De Bruyne, Vertonghen, Alderweireld, Courtois e Meunier já passaram dos 30 anos de idade e podem disputar sua última Copa do Mundo no Catar. Hazard, principal jogador da equipe em 2018, já não vive sua melhor fase da carreira no Real Madrid.

“Há muito tempo que Hazard não tem uma sequência de jogos. Analisaremos sua situação à medida que a Copa do Mundo se aproxima, veremos que papel ele pode desempenhar”, afirmou Martínez à RTBF. Apesar de ainda continuar como uma peça importante do esquema tático da Bélgica, Hazard já não mostra físico para jogar os 90 minutos de uma partida.

O atacante foi titular na última partida da Liga das Nações, contra a Holanda – derrota por 1 a 0 -, mas pouco conseguiu fazer.
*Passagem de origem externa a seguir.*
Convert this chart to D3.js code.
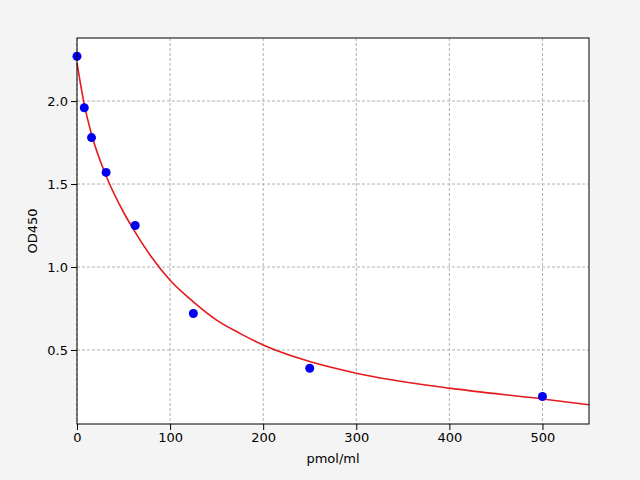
<!DOCTYPE html>
<html><head><meta charset="utf-8">
<script src="https://cdn.jsdelivr.net/npm/d3@7"></script>
<style>body{margin:0;background:#f4f4f4}</style></head>
<body><svg id="c" width="640" height="480"></svg>
<script>
const xTicks=[0,100,200,300,400,500];
const yTicks=[0.5,1.0,1.5,2.0];
const pointX=[0,7.8,15.6,31.25,62.5,125,250,500];
const pointY=[2.27,1.96,1.78,1.57,1.25,0.72,0.39,0.22];
const curveX=[0,7.8,15.6,31.25,50,62.5,80,100,125,150,175,200,250,300,400,500,550];
const curveY=[2.23,1.98,1.80,1.55,1.33,1.21,1.06,0.92,0.79,0.68,0.60,0.53,0.43,0.36,0.27,0.205,0.17];
const svg=d3.select("#c");
const L=77,R=589,T=38,B=424;
const x=d3.scaleLinear().domain([0,550]).range([L,R]);
const y=d3.scaleLinear().domain([0.054,2.38]).range([B,T]);
svg.append("rect").attr("x",L).attr("y",T).attr("width",R-L).attr("height",B-T).attr("fill","#fff");
const g=svg.append("g");
xTicks.forEach(t=>g.append("line").attr("x1",x(t)).attr("x2",x(t)).attr("y1",T).attr("y2",B).attr("stroke","#b0b0b0").attr("stroke-dasharray","3,2"));
yTicks.forEach(t=>g.append("line").attr("y1",y(t)).attr("y2",y(t)).attr("x1",L).attr("x2",R).attr("stroke","#b0b0b0").attr("stroke-dasharray","3,2"));
const line=d3.line().x(d=>x(d[0])).y(d=>y(d[1])).curve(d3.curveMonotoneX);
svg.append("path").attr("d",line(curveX.map((v,i)=>[v,curveY[i]]))).attr("fill","none").attr("stroke","#e41a1c").attr("stroke-width",1.6);
svg.selectAll(".p").data(pointX.map((v,i)=>[v,pointY[i]])).enter().append("circle")
 .attr("cx",d=>x(d[0])).attr("cy",d=>y(d[1])).attr("r",4.5).attr("fill","#0000ee");
const xa=svg.append("g").attr("transform",`translate(0,${B})`).call(d3.axisBottom(x).tickValues(xTicks).tickFormat(d3.format("d")).tickSizeOuter(0));
const ya=svg.append("g").attr("transform",`translate(${L},0)`).call(d3.axisLeft(y).tickValues(yTicks).tickFormat(d3.format(".1f")).tickSizeOuter(0));
[xa,ya].forEach(a=>{a.select(".domain").remove();a.selectAll("text").attr("font-size",13).attr("font-family","DejaVu Sans").attr("fill","#000");a.selectAll("line").attr("stroke","#000");});
svg.append("rect").attr("x",L).attr("y",T).attr("width",R-L).attr("height",B-T).attr("fill","none").attr("stroke","#000");
svg.append("text").attr("x",(L+R)/2).attr("y",463).attr("text-anchor","middle").attr("font-size",13).attr("font-family","DejaVu Sans").text("pmol/ml");
svg.append("text").attr("transform",`translate(37,${(T+B)/2}) rotate(-90)`).attr("text-anchor","middle").attr("font-size",13).attr("font-family","DejaVu Sans").text("OD450");
</script></body></html>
Pelo Real Madrid, um cenário semelhante: disputou apenas três jogos na temporada, com uma média de 30 minutos. Em 2018, ele foi o camisa 10 e principal jogador da Bélgica – e um dos craques do mundial.
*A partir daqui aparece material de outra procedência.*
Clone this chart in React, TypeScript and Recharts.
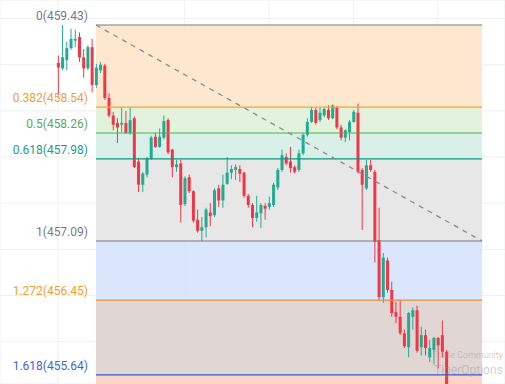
import React from 'react';
import {
  ComposedChart,
  Bar,
  XAxis,
  YAxis,
  CartesianGrid,
  ReferenceArea,
  ReferenceLine,
} from 'recharts';

// OHLC, one entry per candle
const opens = [
  459.02, 458.96, 459.05, 459.18, 459.26, 459.3, 459.08, 458.96, 459.19, 458.78,
  458.94, 458.99, 458.64, 458.45, 458.37, 458.35, 458.37, 458.26, 458.42, 457.95,
  457.7, 457.81, 457.98, 458.22, 458.11, 458.21, 458.4, 458.08, 457.89, 457.93,
  457.49, 457.78, 457.63, 457.32, 457.2, 457.24, 457.4, 457.37, 457.66, 457.53,
  457.71, 457.83, 457.86, 457.87, 457.83, 457.58, 457.48, 457.34, 457.39, 457.47,
  457.46, 457.48, 457.67, 457.86, 458.0, 457.95, 457.89, 457.86, 458.04, 458.24,
  458.38, 458.51, 458.4, 458.45, 458.51, 458.42, 458.54, 458.32, 458.21, 458.27,
  458.38, 458.48, 457.86, 457.66, 457.91, 457.84, 457.1, 456.48, 456.88, 456.56,
  456.32, 456.27, 456.09, 455.94, 456.27, 456.34, 455.94, 456.07, 455.83, 455.91,
  456.04, 456.07, 455.89,
];
const highs = [
  459.1, 459.43, 459.25, 459.39, 459.38, 459.35, 459.17, 459.21, 459.28, 459.01,
  459.03, 459.01, 458.69, 458.49, 458.42, 458.54, 458.5, 458.54, 458.44, 457.99,
  457.84, 458.0, 458.23, 458.26, 458.31, 458.45, 458.42, 458.09, 457.97, 457.97,
  457.79, 457.81, 457.64, 457.43, 457.35, 457.45, 457.5, 457.66, 457.7, 457.81,
  458.0, 457.91, 457.92, 457.91, 457.84, 457.6, 457.5, 457.58, 457.5, 457.5,
  457.57, 457.72, 457.88, 458.08, 458.04, 458.11, 457.91, 458.08, 458.26, 458.42,
  458.54, 458.53, 458.54, 458.53, 458.56, 458.57, 458.55, 458.35, 458.3, 458.4,
  458.51, 458.58, 457.88, 457.97, 457.97, 457.86, 457.45, 456.96, 456.91, 456.65,
  456.43, 456.45, 456.13, 456.32, 456.37, 456.39, 456.16, 456.13, 456.02, 456.05,
  456.05, 456.23, 455.91,
];
const lows = [
  458.67, 458.94, 458.94, 459.16, 459.19, 459.03, 458.86, 458.94, 458.7, 458.75,
  458.91, 458.62, 458.43, 458.29, 458.15, 458.27, 458.25, 458.24, 457.88, 457.62,
  457.62, 457.78, 457.97, 458.1, 458.1, 458.19, 458.03, 457.78, 457.84, 457.29,
  457.47, 457.61, 457.29, 457.18, 457.09, 457.13, 457.25, 457.35, 457.46, 457.45,
  457.7, 457.76, 457.75, 457.73, 457.56, 457.45, 457.24, 457.3, 457.23, 457.32,
  457.43, 457.46, 457.64, 457.84, 457.91, 457.83, 457.82, 457.84, 458.02, 458.22,
  458.37, 458.35, 458.38, 458.43, 458.4, 458.41, 458.3, 458.18, 458.16, 458.18,
  458.37, 457.82, 457.21, 457.64, 457.84, 456.86, 456.45, 456.42, 456.53, 456.27,
  456.2, 456.07, 455.93, 455.83, 456.13, 455.88, 455.85, 455.85, 455.78, 455.75,
  455.71, 455.83, 455.42,
];
const closes = [
  458.97, 459.08, 459.18, 459.28, 459.28, 459.08, 458.96, 459.19, 458.78, 458.97,
  459.0, 458.64, 458.45, 458.35, 458.32, 458.37, 458.26, 458.4, 457.89, 457.7,
  457.82, 457.99, 458.21, 458.11, 458.22, 458.39, 458.05, 457.89, 457.92, 457.48,
  457.77, 457.63, 457.31, 457.2, 457.24, 457.43, 457.36, 457.64, 457.53, 457.7,
  457.83, 457.87, 457.89, 457.82, 457.58, 457.48, 457.34, 457.4, 457.48, 457.44,
  457.5, 457.7, 457.86, 458.02, 457.93, 457.88, 457.84, 458.04, 458.24, 458.38,
  458.51, 458.37, 458.48, 458.52, 458.42, 458.56, 458.32, 458.21, 458.29, 458.38,
  458.49, 457.84, 457.7, 457.91, 457.86, 457.08, 456.48, 456.91, 456.56, 456.31,
  456.27, 456.09, 455.95, 456.31, 456.34, 455.9, 456.07, 455.93, 455.93, 456.04,
  455.96, 455.89, 455.42,
];

// fibonacci retracement drawn from the high to the low
const fibRatios = ['0', '0.382', '0.5', '0.618', '1', '1.272', '1.618'];
const fibPrices = [459.43, 458.54, 458.26, 457.98, 457.09, 456.45, 455.64];
const fibLineColors = ['#787b86', '#f5a623', '#4caf50', '#089981', '#787b86', '#f08a3c', '#3156d8'];
const fibLabelColors = ['#787b86', '#f0a030', '#5ea85a', '#1f9c89', '#787b86', '#f0a030', '#4266d6'];
const fibZoneColors = ['#fde5c8', '#dff0d8', '#d3eee5', '#e4e4e4', '#d4e2fc', '#dcd2ce', '#fdcfbe'];
const fibNextPrice = 453.3; // 2.618 level, only used to close the last zone
const fibStart = 9;
const fibEnd = 100.5;

const gridPrices = [456, 456.5, 457, 457.5, 458, 458.5, 459, 459.5];
const gridCandles = [0, 30, 50, 70, 90];

const data = opens.map((o, i) => ({
  i,
  open: o,
  high: highs[i],
  low: lows[i],
  close: closes[i],
  range: [lows[i], highs[i]],
}));

const UP = '#22ab94';
const DOWN = '#f23645';

const Candle = (props: any) => {
  const { x, y, width, height, payload } = props;
  if (x == null || y == null) return null;
  const { open, close, high, low } = payload;
  const h = Math.abs(height);
  const top = height < 0 ? y + height : y;
  const k = high === low ? 0 : h / (high - low);
  const yOf = (v: number) => top + (high - v) * k;
  const color = close >= open ? UP : DOWN;
  const cx = x + width / 2;
  const bTop = yOf(Math.max(open, close));
  const bBot = yOf(Math.min(open, close));
  return (
    <g>
      <line x1={cx} x2={cx} y1={top} y2={top + h} stroke={color} strokeWidth={1} />
      <rect x={x} y={bTop} width={width} height={Math.max(1, bBot - bTop)} fill={color} />
    </g>
  );
};

const fibLabel = (text: string, color: string) => (props: any) => {
  const vb = props.viewBox || {};
  return (
    <text
      x={vb.x - 8}
      y={vb.y - 5}
      textAnchor="end"
      fill={color}
      fontSize={12}
      fontFamily="Roboto, 'Noto Sans', sans-serif"
    >
      {text}
    </text>
  );
};

const watermark: React.CSSProperties = {
  position: 'absolute',
  fontFamily: 'Roboto, sans-serif',
  color: 'rgba(150,150,150,0.45)',
  whiteSpace: 'nowrap',
  lineHeight: 1,
};

export default function App() {
  return (
    <div style={{ position: 'fixed', left: 0, top: 0, width: 505, height: 384, background: '#fff', overflow: 'hidden' }}>
      <ComposedChart width={505} height={384} data={data} margin={{ top: 0, right: 0, bottom: 0, left: 0 }}>
        <XAxis
          dataKey="i"
          type="number"
          domain={[-13.74, 105.93]}
          ticks={gridCandles}
          allowDataOverflow
          hide
        />
        <YAxis type="number" domain={[455.541, 459.701]} ticks={gridPrices} allowDataOverflow hide />
        <CartesianGrid stroke="#eef0f3" strokeWidth={1} />
        {fibPrices.map((p, k) => (
          <ReferenceArea
            key={`z${k}`}
            x1={fibStart}
            x2={fibEnd}
            y1={p}
            y2={k + 1 < fibPrices.length ? fibPrices[k + 1] : fibNextPrice}
            fill={fibZoneColors[k]}
            fillOpacity={0.88}
            stroke="none"
            ifOverflow="hidden"
          />
        ))}
        {fibPrices.map((p, k) => (
          <ReferenceLine
            key={`l${k}`}
            segment={[
              { x: fibStart, y: p },
              { x: fibEnd, y: p },
            ]}
            stroke={fibLineColors[k]}
            strokeWidth={1.2}
            ifOverflow="extendDomain"
            label={fibLabel(`${fibRatios[k]}(${p.toFixed(2)})`, fibLabelColors[k])}
          />
        ))}
        <Bar dataKey="range" barSize={3} shape={Candle} isAnimationActive={false} />
        <ReferenceLine
          segment={[
            { x: fibStart, y: fibPrices[0] },
            { x: fibEnd, y: fibPrices[4] },
          ]}
          stroke="#8c8c8c"
          strokeWidth={1.3}
          strokeDasharray="5 5"
        />
      </ComposedChart>
      <div style={{ ...watermark, left: 432, top: 351, fontSize: 9 }}>Trade Community</div>
      <div style={{ ...watermark, left: 434, top: 364, fontSize: 12 }}>TigerOptions</div>
    </div>
  );
}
O ano de 2022 também marca a primeira Copa do Mundo após a criação da Liga das Nações da Uefa, competição que acontece entre as seleções europeias durante a Data Fifa. A ideia é de que o nível de todas as equipes aumente ao longo dos próximos anos, mas um ponto negativo do torneio é o número de confrontos repetidos. “Acho que metade da minha carreira internacional foi contra o País de Gales”, afirmou De Bruyne. “Não sei por quê. É um pouco chato. Acho que são 12 vezes que joguei contra eles, são sempre os mesmos times.”

Desde 2018, a Bélgica só enfrentou adversários não europeus em duas oportunidades: Costa do Marfim e Burkina Faso, ambos da África. No Catar, irá jogar com Marrocos e Canadá – dois adversários que normalmente não encontra pela frente -, além da Croácia. Será a primeira Copa que a Bélgica irá disputar sem o seu capitão Kompany, aposentado desde 2020.

Martínez terá a última chance de ser campeão com a base da geração belga. Além da saída de Kompany, o time titular se assemelha ao mesmo que derrotou o Brasil em 2018: Courtois; uma linha de três zagueiros com Debast, Alderweireld e Vertonghen; Meunier, Tielemans, Witsel e Carrasco; De Bruyne, Hazard e Lukaku. O centroavante, inclusive, chegou a cogitar a aposentadoria da seleção, mas foi convencido a disputar mais uma Copa. Convocado com uma lesão na coxa esquerda, ele deve jogar apenas a partir das oitavas de final.